Professor Henry Srebrnik

Professor Henry Srebrnik

Monday, August 17, 2015

Are French Intellectuals No Longer Important?


Henry Srebrnik, [Summerside, PEI] Journal Pioneer
 
Are the French no longer enthralled by their intellectuals? This is the country, after all, that gave the world Descartes, Rousseau, Voltaire, Camus and Sartre.

The French have historically valued high culture and given an almost sacred role to the writer. Intellectuals have always had a prominent role in French, their ideas debated with intensity. Their philosophers and thinkers have influenced political life to a degree rarely seen in other nations.

France is arguably the world’s most self-consciously intellectual country, devoted to reason, abstraction and logic. French historian and political essayist André Siegfried claimed that French thought had been the driving force behind all the major advances of human civilization.

But is this today no longer the case? So contends Sudhir Hazareesingh, a tutor in politics at Balliol College, Oxford, in a new book, How the French Think: An Affectionate Portrait of an Intellectual People.  

A specialist in French political and cultural history, the Mauritian-born Hazareesingh has also written In the Shadow of the General: Modern France and the Myth of De Gaulle, arguing that de Gaulle saved the French political right after the disaster of the Vichy regime in the Second World War. (The general also considered France a country with an “eminent and exceptional destiny.”)

“French thought is in the doldrums,” Hazareesingh declares in his new book. “French philosophy, which taught the world to reason with sweeping and bold systems such as rationalism, republicanism, feminism, positivism, existentialism and structuralism, has had conspicuously little to offer in recent decades.”

In the past, French civilian and military heroes inspired national liberators throughout the world, French legal codes were widely adopted, and the 1789 Revolution became a template, for better or worse, elsewhere in Europe and later, on other continents. 

Victor Hugo proclaimed that Paris was the “centre of the earth.” As the New Yorker essayist Adam Gopnik has remarked, Paris “remade human consciousness.”

From the Enlightenment onwards, French ideas and symbols were universally equated with self-determination and emancipation from servitude: the Statue of Liberty, the iconic emblem of America, was designed by the French sculptor Frédéric Bartholdi.

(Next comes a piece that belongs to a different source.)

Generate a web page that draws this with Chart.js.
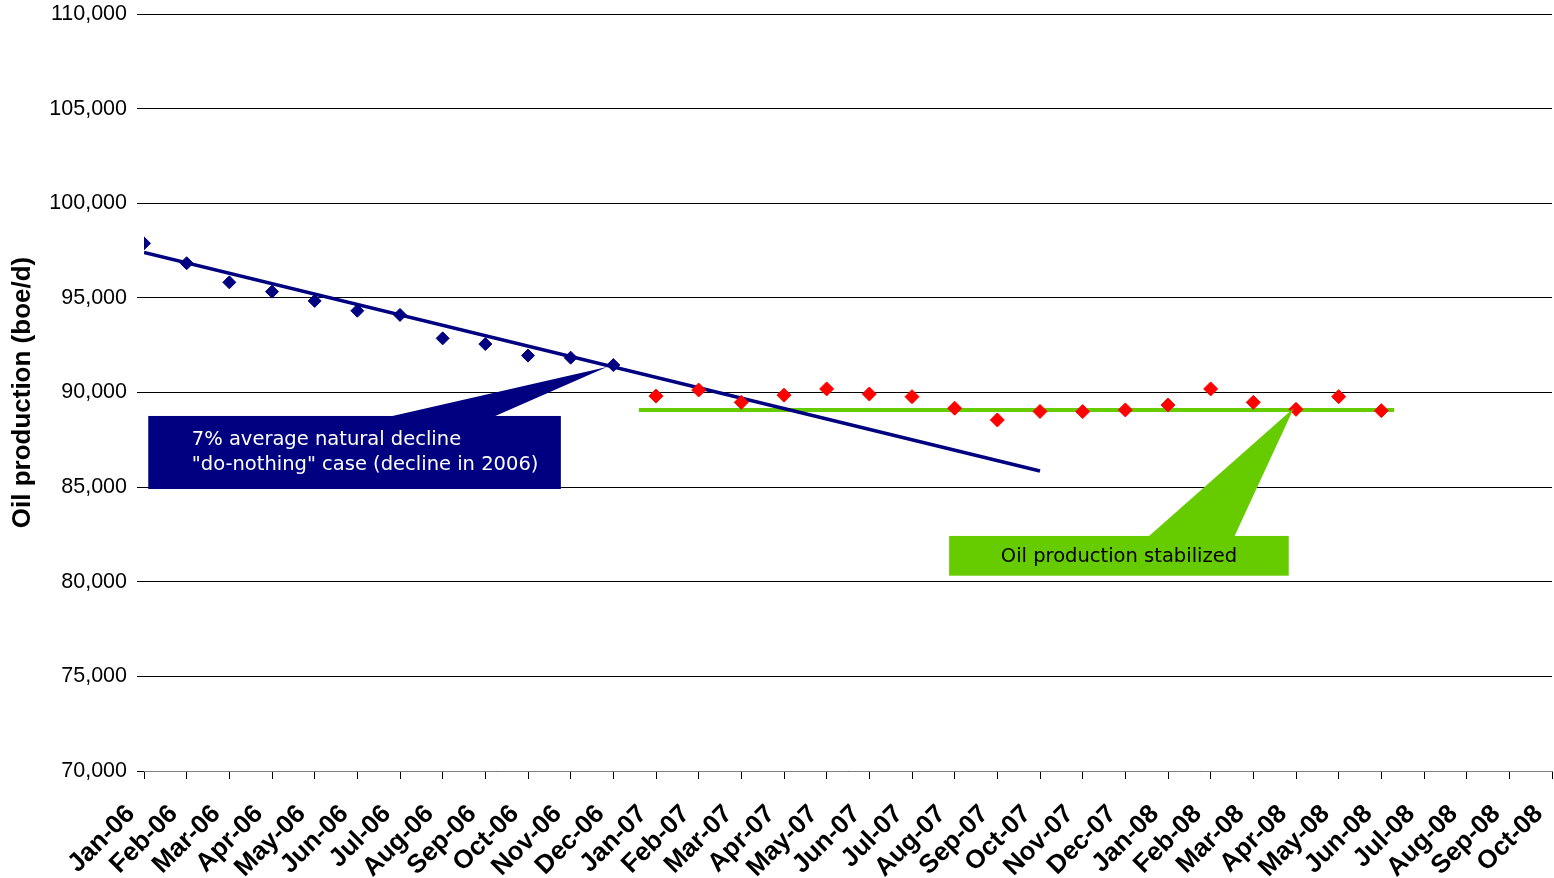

Yet little of this ideological fertility is now in evidence, maintains Hazareesingh, and French thinking is no longer a central point of reference for progressives across the world. “It is noteworthy that none of the recent social revolutions, whether the fall of Soviet-style communism in eastern Europe or the challenge to authoritarian regimes in the Arab world, took their cue from the French tradition.”

In any case, there was a darker side to “the deeply held assumption of the beneficial quality of French civilisation for humankind.”

French progressives consistently advocated a policy of assimilation in their colonies, due to their uncritical belief in their “mission civilisatrice,” which would bring “civilization” to those under their rule. France had a duty to enlighten the rest of the world.

France’s republican heritage and civilization would be offered to all of its subjects, who could become assimilated as French citizens. The empire would become an integral part of France. But this proved a disaster in places like Algeria and Syria.

In France itself, the republican principle of laicité, or secularism, and the strict interpretation of the 1905 law of separation of church and state, which states that religion has no place in the public square, has bedeviled relations with the country’s growing Muslim population. 

France is no longer a major power, and there is now a widespread belief that French culture is itself in crisis. Hazareesingh cites France’s diminishing cultural imprint on the wider world. The decline of French as a global language, and its replacement by English, is resented by many.

The mixture of rationalism, republicanism and Marxism that dominated the mindset of the nation’s progressive elites for much of the modern era has disintegrated, concludes Hazareesingh, and with it much of the confidence, and even arrogance, of the French intelligentsia. “Grandiose declarations of intellectual and spiritual superiority” are not heard as often as in the past.